You told me to kill myself. You called me names, horrible names. You pretended to be my friend and then you manipulated me for kicks. You made me sit at the boys table, made sure none of the other girls played with me at recess. You shoved me in the camp showers so hard that I fell. You poked me with a yardstick again and again and again in class so I couldn't pay attention. You threw a textbook at me, luckily missing my body. You tried to grab me in science class, pretended to grab me under the tables, on top of the tables. I watched you bend a girl's thumb back until she screamed and you still didn't stop. You tried to ruin my life. I don't know how sincere you were in your efforts and I'm not sure I want to know. All I know is that you almost succeeded.
But dear bully, I am here today. You scarred me and these gaping holes inside of me are there because you came at me with your sledgehammer words. Some of those scars will never go away. But that's what you wanted, wasn't it? You wanted someone to ruin because you have been ruined. You wanted to make someone weak because you are weak. You probably cry yourself to sleep every night, don't you? I shouldn't be angry at you because, in reality, you are a sad, pathetic lowlife only worth my pity. But still, I am angry.
I am angry that you stole my innocence. I am angry that you stole my childhood. I am angry that you made school something I hated instead of loved, made school a place where I felt scared and insecure and vulnerable. I am angry that you stole my trust, marred all of my future friendships. I am angry that you broke me down until I was brittle, that you wore down my defenses until I was too weak to fight. I am angry that many of you are still doing your old game but worse now. I am angry that instead of choosing to better yourself from your bad experience, you chose to worsen yourself. I am angry that you let the cycle continue. And yes, while I try to forgive you and I try to understand you and I try to have compassion towards you, I am angry.
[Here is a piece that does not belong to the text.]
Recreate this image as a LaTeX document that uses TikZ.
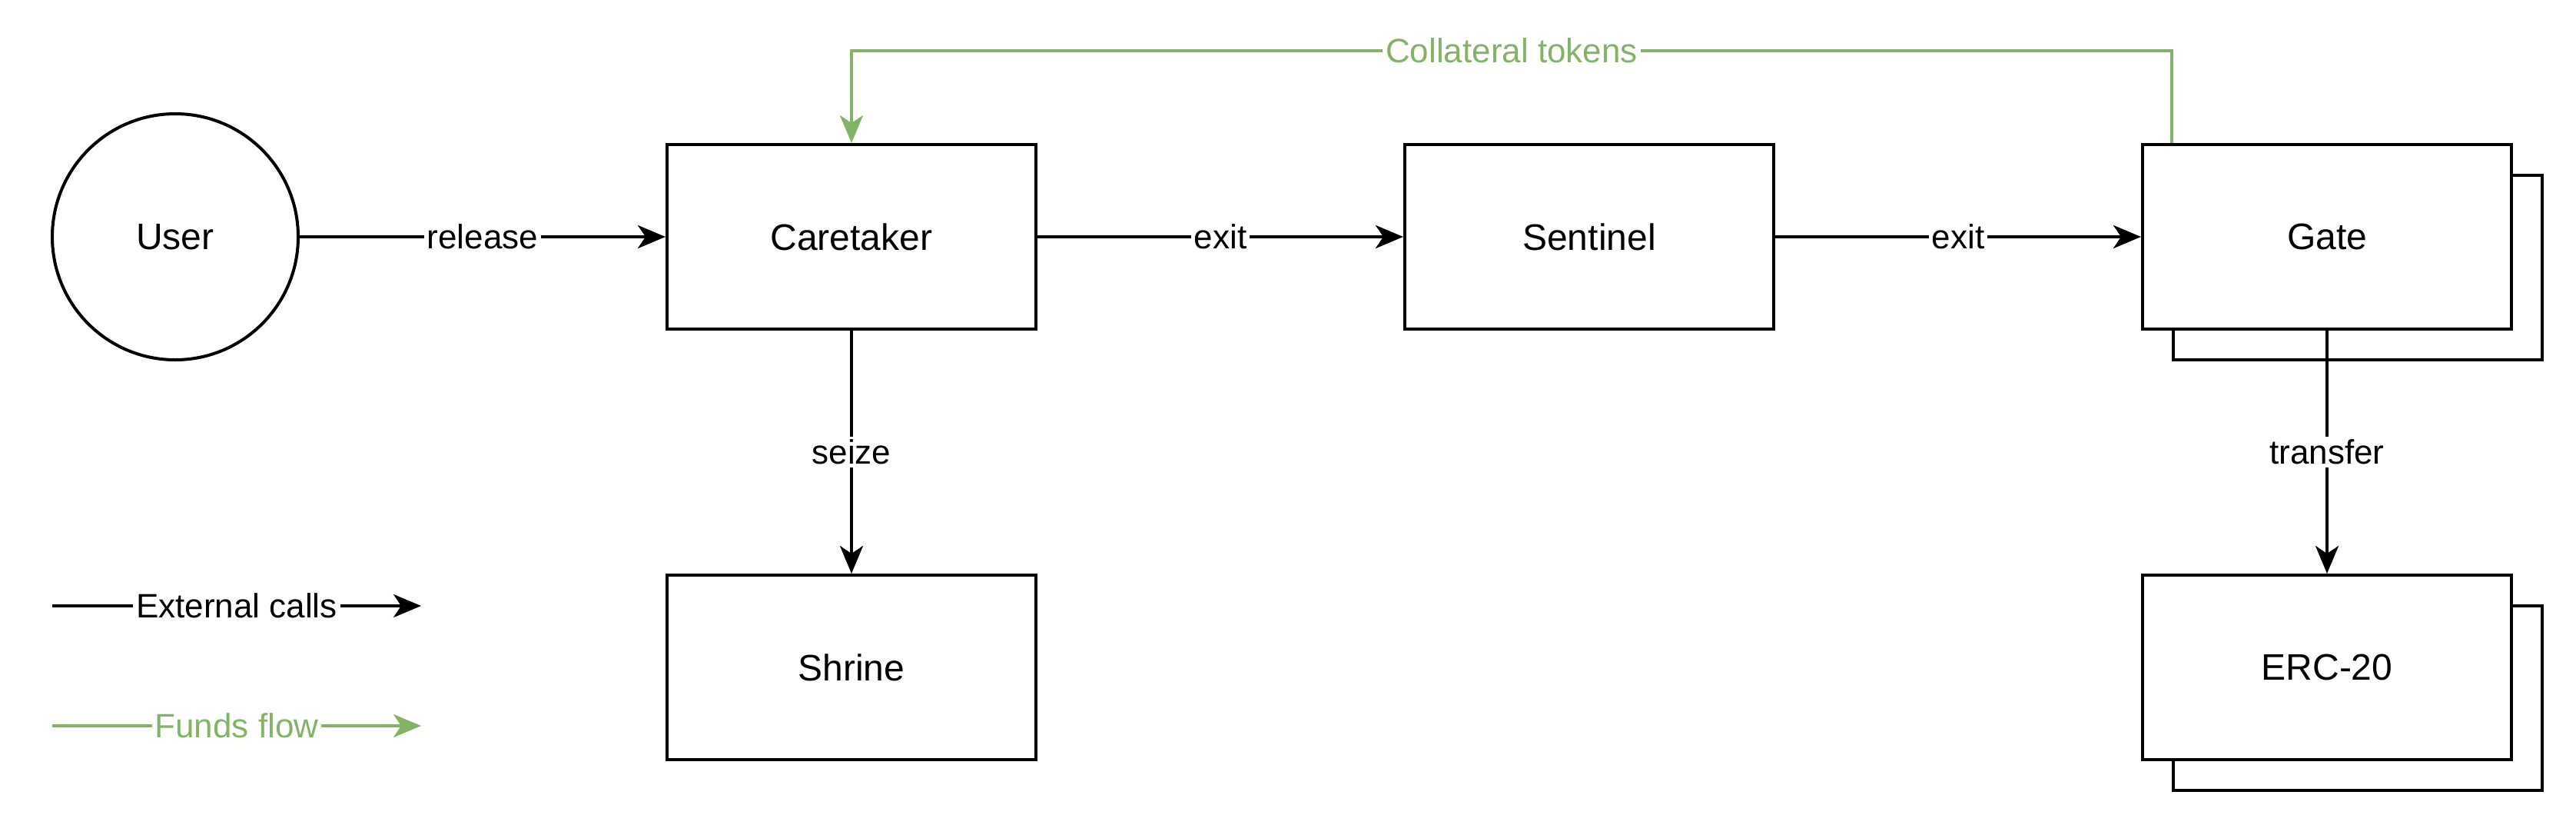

Some days, I feel so angry that I can spit at you, claw at you, scream.
But I won't. The past is the past and what's done is done. I'm moving on with my life. I am angry but I am trying to forgive. Do I wish you well, wish you to mend your ways? Do I wish you a hell like my old one? I cannot say.
I can see you try to get at me again. Some of you come and you hiss like the feral cats you are. One of you tried to come at me again today, tried to humiliate me in front of my class today. Great way to finish off the school year, right? But you are only a nuisance; you do not affect me and I can see it in your eyes that that kills you to know that I don't care. Don't you understand that I have already fought with the lions? I am through with you, with all of you. You are pathetic; your words and harsh treatment say more of you than of me. I will be better than you. I am leaving this school to escape you and your memories, to clear my head of all of these toxins. And I will be better for it.
You have made me stronger, dear bullies. Yes, you almost killed me but now you have made me stronger. Wiser. I should thank you for that but I can't. Because at what price did that come? Will your other victims be as lucky?
I'll never understand what makes you get high off of seeing another person bleed. What you get from kicking a person that's already down. All that I know is that I refuse to stoop to your level. I refuse to keep the cycle going. And you know what? I'm starting a new cycle. One of good from my bad. One of positive energy. And I won't ever let any of you tear me down again.